-- start of DATA EXCERPT --

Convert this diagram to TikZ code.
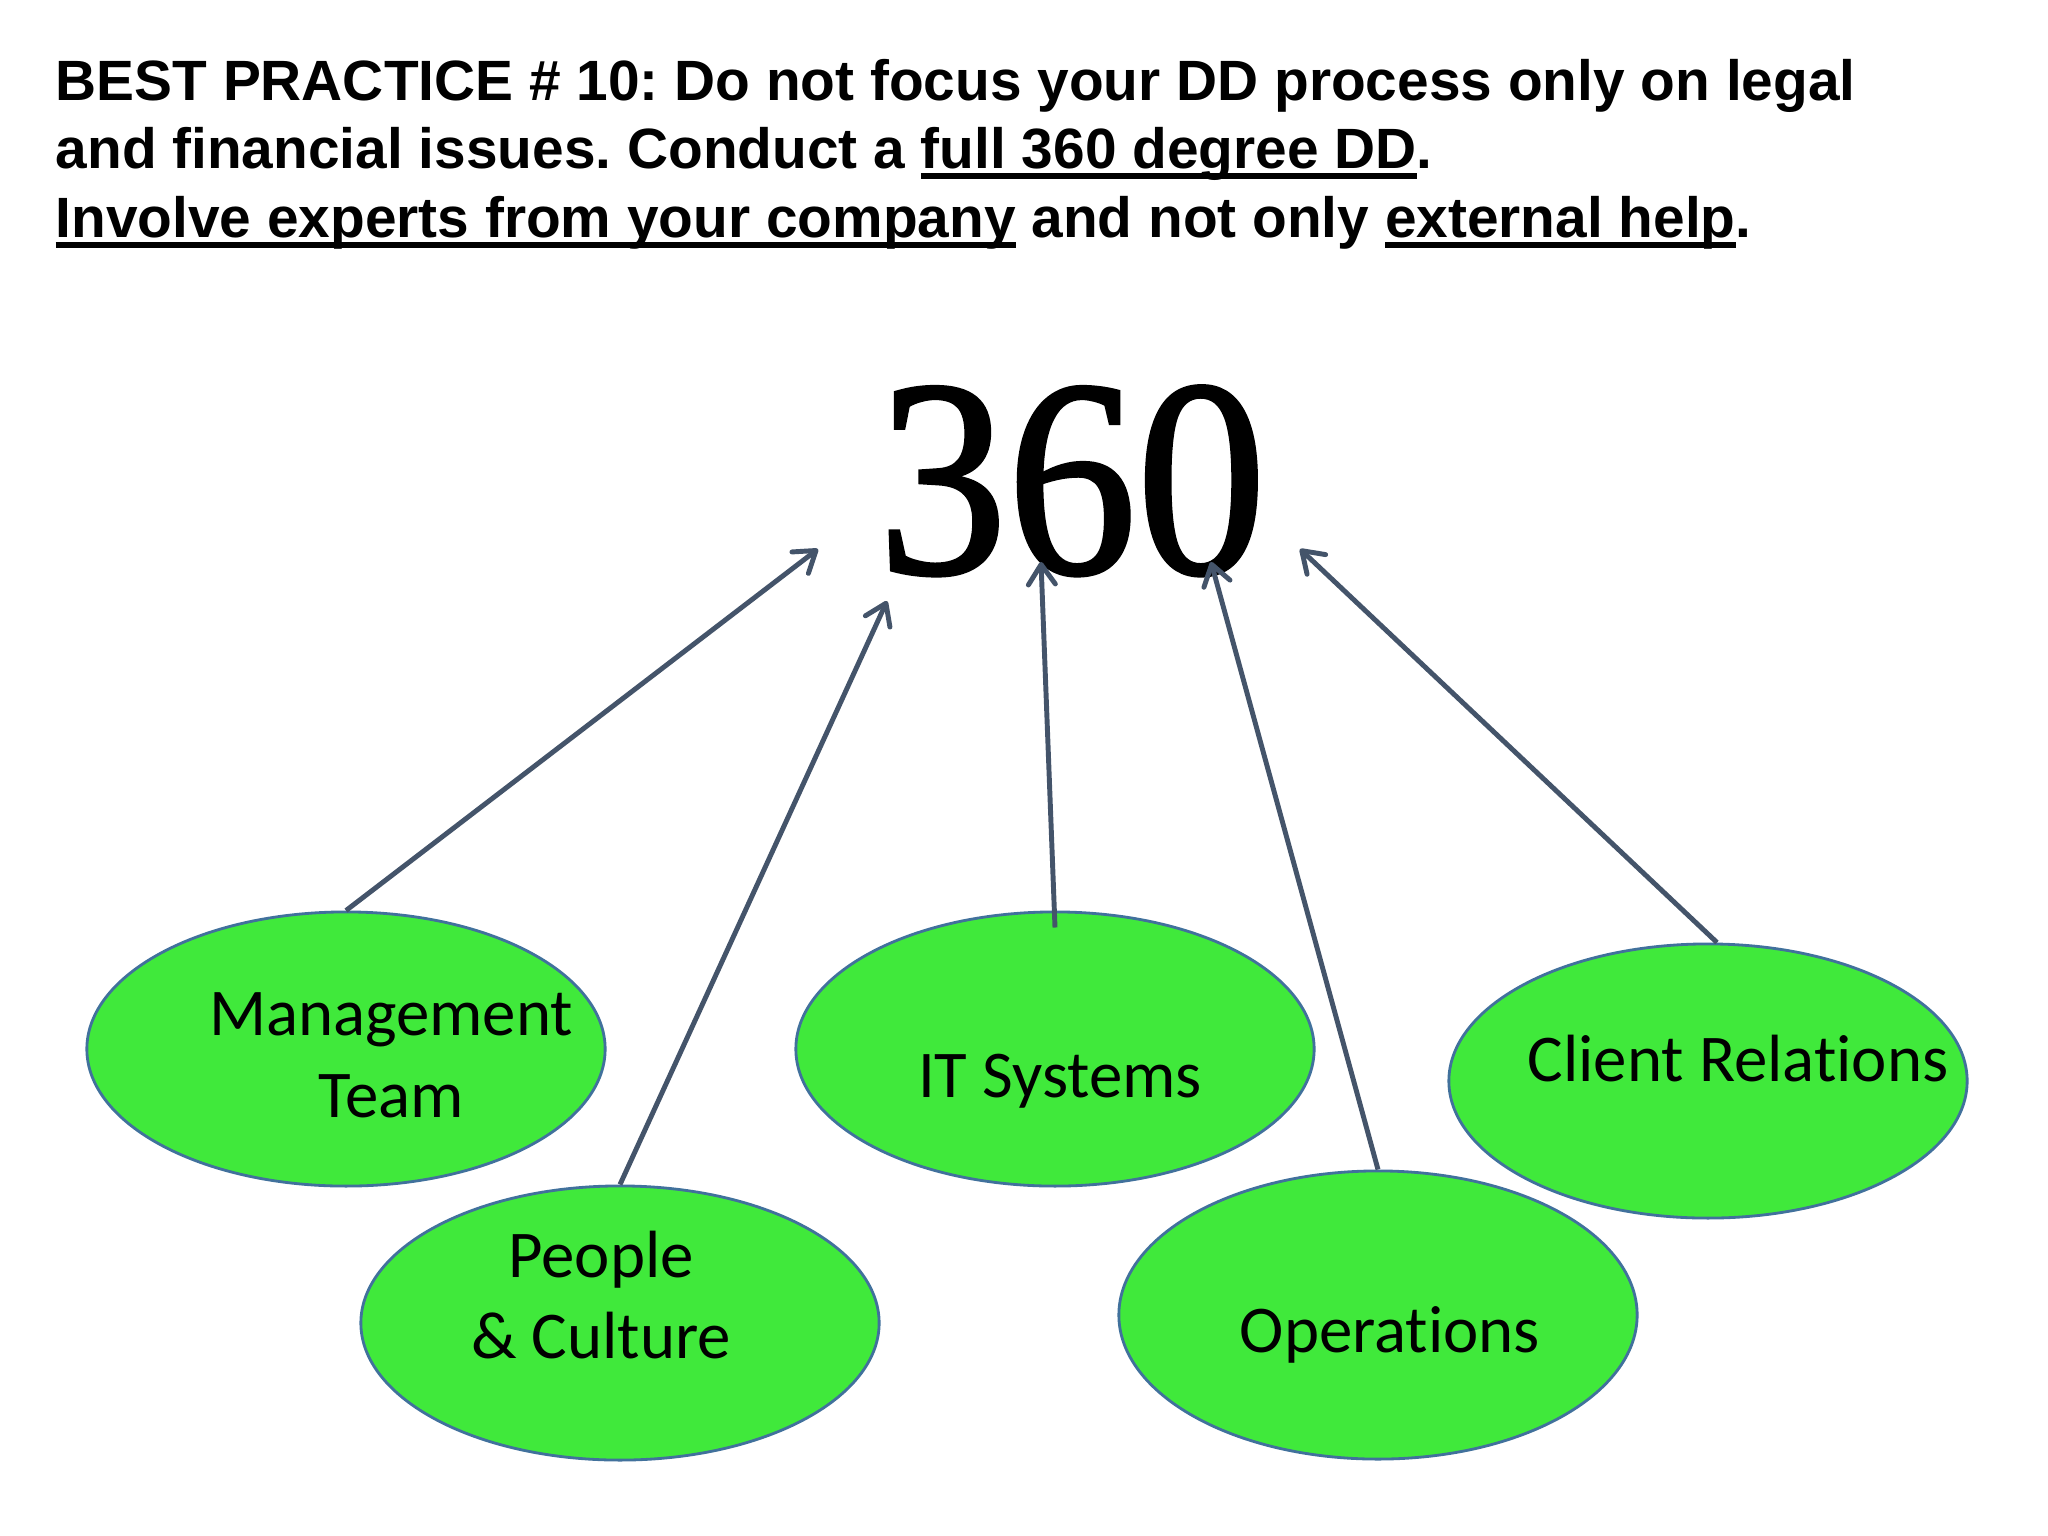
\documentclass[tikz,border=0pt]{standalone}
\usepackage{fontspec}
\usetikzlibrary{arrows.meta,shapes.geometric,calc}
\newfontfamily\titlefont{Liberation Sans}
\newfontfamily\ellfont{Carlito}[Ligatures=CommonOff]
\newfontfamily\numfont{Liberation Serif}[FakeBold=1.3]
\frenchspacing
\newcommand\myul[1]{\setbox0\hbox{#1}\rlap{\rule[-3.1pt]{\wd0}{1.8pt}}\box0\relax}
\definecolor{ellfill}{RGB}{64,233,59}
\definecolor{elldraw}{RGB}{65,113,156}
\definecolor{arrowcol}{RGB}{68,84,106}
\tikzset{
  titleline/.style={anchor=base west,inner sep=0pt,font=\titlefont\bfseries\fontsize{16.16}{19.5}\selectfont},
  bubble/.style={ellipse,draw=elldraw,line width=0.8pt,fill=ellfill,inner sep=0pt,minimum width=5.18cm,minimum height=2.74cm},
  bubbletext/.style={anchor=base,inner sep=0pt,font=\ellfont\fontsize{19}{23}\selectfont},
  link/.style={draw=arrowcol,line width=1.4pt,-{Straight Barb[length=0.2cm,width=0.27cm,line width=1.4pt,round]}}
}
\begin{document}
\begin{tikzpicture}[x=0.01cm,y=-0.01cm]
\useasboundingbox[fill=white] (0,0) rectangle (2048,1536);
% title
\node[titleline] (t1) at (55,100) {BEST PRACTICE \# 10: Do not focus your DD process only on legal};
\node[titleline] (t2) at (55,168.5) {and financial issues. Conduct a \myul{full 360 degree DD}.};
\node[titleline] (t3) at (55,237) {\myul{Involve experts from your company} and not only \myul{external help}.};
% 360
\node[anchor=base,inner sep=0pt] (big) at (1072,573) {\scalebox{0.92}[1]{\numfont\fontsize{80}{80}\selectfont 360}};
% ellipses
\node[bubble] (mt) at (346,1049) {};
\node[bubble] (pc) at (620,1323) {};
\node[bubble] (it) at (1055,1049) {};
\node[bubble,minimum height=2.88cm] (op) at (1378,1315) {};
\node[bubble] (cr) at (1708,1081) {};
% texts
\node[bubbletext] (mt1) at (391,1035) {Management};
\node[bubbletext] (mt2) at (391,1117) {Team};
\node[bubbletext] (pc1) at (601,1277) {People};
\node[bubbletext] (pc2) at (601,1358) {\& Culture};
\node[bubbletext] (it1) at (1060,1097) {IT Systems};
\node[bubbletext] (op1) at (1390,1352) {Operations};
\node[bubbletext] (cr1) at (1738,1081) {Client Relations};
% arrow tips
\coordinate (a1) at (818,549);
\coordinate (a2) at (887,601);
\coordinate (a3) at (1041,562);
\coordinate (a4) at (1211,562);
\coordinate (a5) at (1300,549);
\coordinate (itstart) at ($(it.north)+(0,17)$);
\coordinate (crstart) at ($(cr.north)+(9,0)$);
\draw[link] (mt.north) -- (a1);
\draw[link] (pc.north) -- (a2);
\draw[link] (itstart) -- (a3);
\draw[link] (op.north) -- (a4);
\draw[link] (crstart) -- (a5);
\end{tikzpicture}
\end{document}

-- end of DATA EXCERPT --

WHAT IS BEING ASKED - Set down the material exactly, every line of it, except for the pictures.

TASK OUTPUT -
Convert this diagram to TikZ code.
\documentclass[tikz,border=0pt]{standalone}
\usepackage{fontspec}
\usetikzlibrary{arrows.meta,shapes.geometric,calc}
\newfontfamily\titlefont{Liberation Sans}
\newfontfamily\ellfont{Carlito}[Ligatures=CommonOff]
\newfontfamily\numfont{Liberation Serif}[FakeBold=1.3]
\frenchspacing
\newcommand\myul[1]{\setbox0\hbox{#1}\rlap{\rule[-3.1pt]{\wd0}{1.8pt}}\box0\relax}
\definecolor{ellfill}{RGB}{64,233,59}
\definecolor{elldraw}{RGB}{65,113,156}
\definecolor{arrowcol}{RGB}{68,84,106}
\tikzset{
  titleline/.style={anchor=base west,inner sep=0pt,font=\titlefont\bfseries\fontsize{16.16}{19.5}\selectfont},
  bubble/.style={ellipse,draw=elldraw,line width=0.8pt,fill=ellfill,inner sep=0pt,minimum width=5.18cm,minimum height=2.74cm},
  bubbletext/.style={anchor=base,inner sep=0pt,font=\ellfont\fontsize{19}{23}\selectfont},
  link/.style={draw=arrowcol,line width=1.4pt,-{Straight Barb[length=0.2cm,width=0.27cm,line width=1.4pt,round]}}
}
\begin{document}
\begin{tikzpicture}[x=0.01cm,y=-0.01cm]
\useasboundingbox[fill=white] (0,0) rectangle (2048,1536);
% title
\node[titleline] (t1) at (55,100) {BEST PRACTICE \# 10: Do not focus your DD process only on legal};
\node[titleline] (t2) at (55,168.5) {and financial issues. Conduct a \myul{full 360 degree DD}.};
\node[titleline] (t3) at (55,237) {\myul{Involve experts from your company} and not only \myul{external help}.};
% 360
\node[anchor=base,inner sep=0pt] (big) at (1072,573) {\scalebox{0.92}[1]{\numfont\fontsize{80}{80}\selectfont 360}};
% ellipses
\node[bubble] (mt) at (346,1049) {};
\node[bubble] (pc) at (620,1323) {};
\node[bubble] (it) at (1055,1049) {};
\node[bubble,minimum height=2.88cm] (op) at (1378,1315) {};
\node[bubble] (cr) at (1708,1081) {};
% texts
\node[bubbletext] (mt1) at (391,1035) {Management};
\node[bubbletext] (mt2) at (391,1117) {Team};
\node[bubbletext] (pc1) at (601,1277) {People};
\node[bubbletext] (pc2) at (601,1358) {\& Culture};
\node[bubbletext] (it1) at (1060,1097) {IT Systems};
\node[bubbletext] (op1) at (1390,1352) {Operations};
\node[bubbletext] (cr1) at (1738,1081) {Client Relations};
% arrow tips
\coordinate (a1) at (818,549);
\coordinate (a2) at (887,601);
\coordinate (a3) at (1041,562);
\coordinate (a4) at (1211,562);
\coordinate (a5) at (1300,549);
\coordinate (itstart) at ($(it.north)+(0,17)$);
\coordinate (crstart) at ($(cr.north)+(9,0)$);
\draw[link] (mt.north) -- (a1);
\draw[link] (pc.north) -- (a2);
\draw[link] (itstart) -- (a3);
\draw[link] (op.north) -- (a4);
\draw[link] (crstart) -- (a5);
\end{tikzpicture}
\end{document}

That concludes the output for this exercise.